WHAT YOU WILL DO:
Quote the listing below in its entirety, omitting every image.

INFORMATION PROVIDED:
──────────
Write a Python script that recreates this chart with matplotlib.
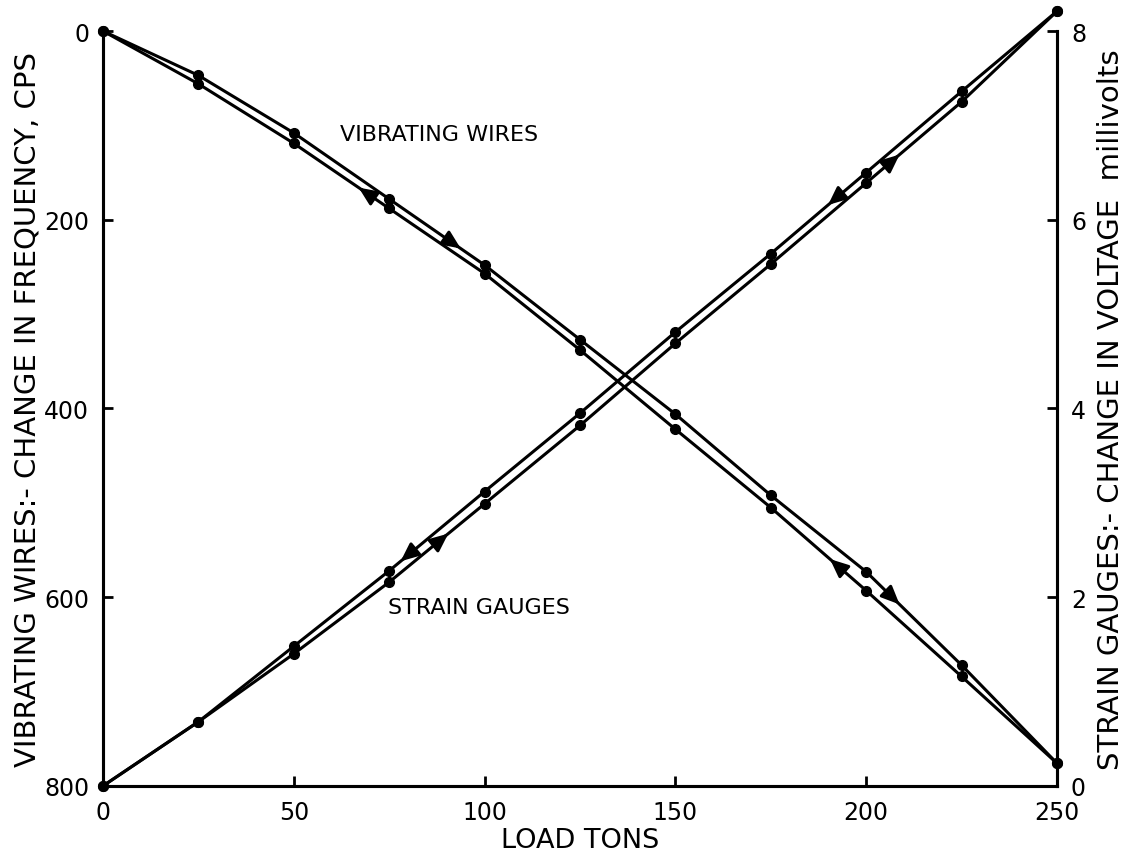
import numpy as np
import matplotlib
matplotlib.use("Agg")
import matplotlib.pyplot as plt

# load in tons, readings every 25 tons
load = [0, 25, 50, 75, 100, 125, 150, 175, 200, 225, 250]

# vibrating wires: change in frequency, cps (left axis, inverted)
vw_loading = [0, 47, 108, 178, 248, 327, 406, 492, 573, 672, 776]
vw_unloading = [0, 56, 119, 188, 257, 338, 422, 505, 593, 684, 776]

# strain gauges: change in voltage, millivolts (right axis)
sg_loading = [0, 0.68, 1.40, 2.16, 2.99, 3.82, 4.69, 5.53, 6.39, 7.25, 8.21]
sg_unloading = [0, 0.68, 1.48, 2.28, 3.12, 3.95, 4.81, 5.64, 6.50, 7.36, 8.21]

left_ticks = [0, 200, 400, 600, 800]
right_ticks = [0, 2, 4, 6, 8]
x_ticks = [0, 50, 100, 150, 200, 250]

plt.rcParams['font.family'] = ['DejaVu Sans']
LW = 2.2


def arrow(ax, xs, ys, i, t, forward):
    # arrow head sitting on segment i -> i+1, at fraction t
    x1, x2 = xs[i], xs[i + 1]
    y1, y2 = ys[i], ys[i + 1]
    tip = (x1 + (x2 - x1) * t, y1 + (y2 - y1) * t)
    d = -0.12 if forward else 0.12
    tail = (x1 + (x2 - x1) * (t + d), y1 + (y2 - y1) * (t + d))
    ax.annotate('', xy=tip, xytext=tail,
                arrowprops=dict(arrowstyle='-|>,head_length=0.5,head_width=0.22',
                                color='black', lw=LW,
                                mutation_scale=22, shrinkA=0, shrinkB=0))


fig = plt.figure(figsize=(11.24, 8.54), dpi=100)
ax = fig.add_axes([0.0916, 0.0785, 0.8488, 0.884])
ax2 = ax.twinx()

ax.plot(load, vw_loading, color='black', lw=LW, marker='o', ms=7, clip_on=False, zorder=3)
ax.plot(load, vw_unloading, color='black', lw=LW, marker='o', ms=7, clip_on=False, zorder=3)
ax2.plot(load, sg_loading, color='black', lw=LW, marker='o', ms=7, clip_on=False, zorder=3)
ax2.plot(load, sg_unloading, color='black', lw=LW, marker='o', ms=7, clip_on=False, zorder=3)

arrow(ax, load, vw_loading, 3, 0.75, True)
arrow(ax, load, vw_loading, 8, 0.35, True)
arrow(ax, load, vw_unloading, 2, 0.68, False)
arrow(ax, load, vw_unloading, 7, 0.62, False)
arrow(ax2, load, sg_unloading, 3, 0.12, False)
arrow(ax2, load, sg_unloading, 7, 0.60, False)
arrow(ax2, load, sg_loading, 3, 0.62, True)
arrow(ax2, load, sg_loading, 8, 0.35, True)

ax.set_xlim(0, 250)
ax.set_ylim(800, 0)
ax2.set_ylim(0, 8)

ax.set_xticks(x_ticks)
ax.set_yticks(left_ticks)
ax2.set_yticks(right_ticks)

for a in (ax, ax2):
    a.spines['top'].set_visible(False)
    for s in a.spines.values():
        s.set_linewidth(2.2)
    a.tick_params(direction='in', length=7, width=2, labelsize=17, pad=10)

ax.set_xlabel('LOAD TONS', fontsize=19.5, labelpad=2)
ax.set_ylabel('VIBRATING WIRES:- CHANGE IN FREQUENCY, CPS', fontsize=21, labelpad=2)
ax2.set_ylabel('STRAIN GAUGES:- CHANGE IN VOLTAGE  millivolts', fontsize=21, labelpad=8)

ax.text(62.1, 109, 'VIBRATING WIRES', fontsize=16, va='center', ha='left')
ax.text(74.7, 610, 'STRAIN GAUGES', fontsize=16, va='center', ha='left')

fig.savefig('out.png', dpi=100)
──────────
SOLUTION:
Write a Python script that recreates this chart with matplotlib.
import numpy as np
import matplotlib
matplotlib.use("Agg")
import matplotlib.pyplot as plt

# load in tons, readings every 25 tons
load = [0, 25, 50, 75, 100, 125, 150, 175, 200, 225, 250]

# vibrating wires: change in frequency, cps (left axis, inverted)
vw_loading = [0, 47, 108, 178, 248, 327, 406, 492, 573, 672, 776]
vw_unloading = [0, 56, 119, 188, 257, 338, 422, 505, 593, 684, 776]

# strain gauges: change in voltage, millivolts (right axis)
sg_loading = [0, 0.68, 1.40, 2.16, 2.99, 3.82, 4.69, 5.53, 6.39, 7.25, 8.21]
sg_unloading = [0, 0.68, 1.48, 2.28, 3.12, 3.95, 4.81, 5.64, 6.50, 7.36, 8.21]

left_ticks = [0, 200, 400, 600, 800]
right_ticks = [0, 2, 4, 6, 8]
x_ticks = [0, 50, 100, 150, 200, 250]

plt.rcParams['font.family'] = ['DejaVu Sans']
LW = 2.2


def arrow(ax, xs, ys, i, t, forward):
    # arrow head sitting on segment i -> i+1, at fraction t
    x1, x2 = xs[i], xs[i + 1]
    y1, y2 = ys[i], ys[i + 1]
    tip = (x1 + (x2 - x1) * t, y1 + (y2 - y1) * t)
    d = -0.12 if forward else 0.12
    tail = (x1 + (x2 - x1) * (t + d), y1 + (y2 - y1) * (t + d))
    ax.annotate('', xy=tip, xytext=tail,
                arrowprops=dict(arrowstyle='-|>,head_length=0.5,head_width=0.22',
                                color='black', lw=LW,
                                mutation_scale=22, shrinkA=0, shrinkB=0))


fig = plt.figure(figsize=(11.24, 8.54), dpi=100)
ax = fig.add_axes([0.0916, 0.0785, 0.8488, 0.884])
ax2 = ax.twinx()

ax.plot(load, vw_loading, color='black', lw=LW, marker='o', ms=7, clip_on=False, zorder=3)
ax.plot(load, vw_unloading, color='black', lw=LW, marker='o', ms=7, clip_on=False, zorder=3)
ax2.plot(load, sg_loading, color='black', lw=LW, marker='o', ms=7, clip_on=False, zorder=3)
ax2.plot(load, sg_unloading, color='black', lw=LW, marker='o', ms=7, clip_on=False, zorder=3)

arrow(ax, load, vw_loading, 3, 0.75, True)
arrow(ax, load, vw_loading, 8, 0.35, True)
arrow(ax, load, vw_unloading, 2, 0.68, False)
arrow(ax, load, vw_unloading, 7, 0.62, False)
arrow(ax2, load, sg_unloading, 3, 0.12, False)
arrow(ax2, load, sg_unloading, 7, 0.60, False)
arrow(ax2, load, sg_loading, 3, 0.62, True)
arrow(ax2, load, sg_loading, 8, 0.35, True)

ax.set_xlim(0, 250)
ax.set_ylim(800, 0)
ax2.set_ylim(0, 8)

ax.set_xticks(x_ticks)
ax.set_yticks(left_ticks)
ax2.set_yticks(right_ticks)

for a in (ax, ax2):
    a.spines['top'].set_visible(False)
    for s in a.spines.values():
        s.set_linewidth(2.2)
    a.tick_params(direction='in', length=7, width=2, labelsize=17, pad=10)

ax.set_xlabel('LOAD TONS', fontsize=19.5, labelpad=2)
ax.set_ylabel('VIBRATING WIRES:- CHANGE IN FREQUENCY, CPS', fontsize=21, labelpad=2)
ax2.set_ylabel('STRAIN GAUGES:- CHANGE IN VOLTAGE  millivolts', fontsize=21, labelpad=8)

ax.text(62.1, 109, 'VIBRATING WIRES', fontsize=16, va='center', ha='left')
ax.text(74.7, 610, 'STRAIN GAUGES', fontsize=16, va='center', ha='left')

fig.savefig('out.png', dpi=100)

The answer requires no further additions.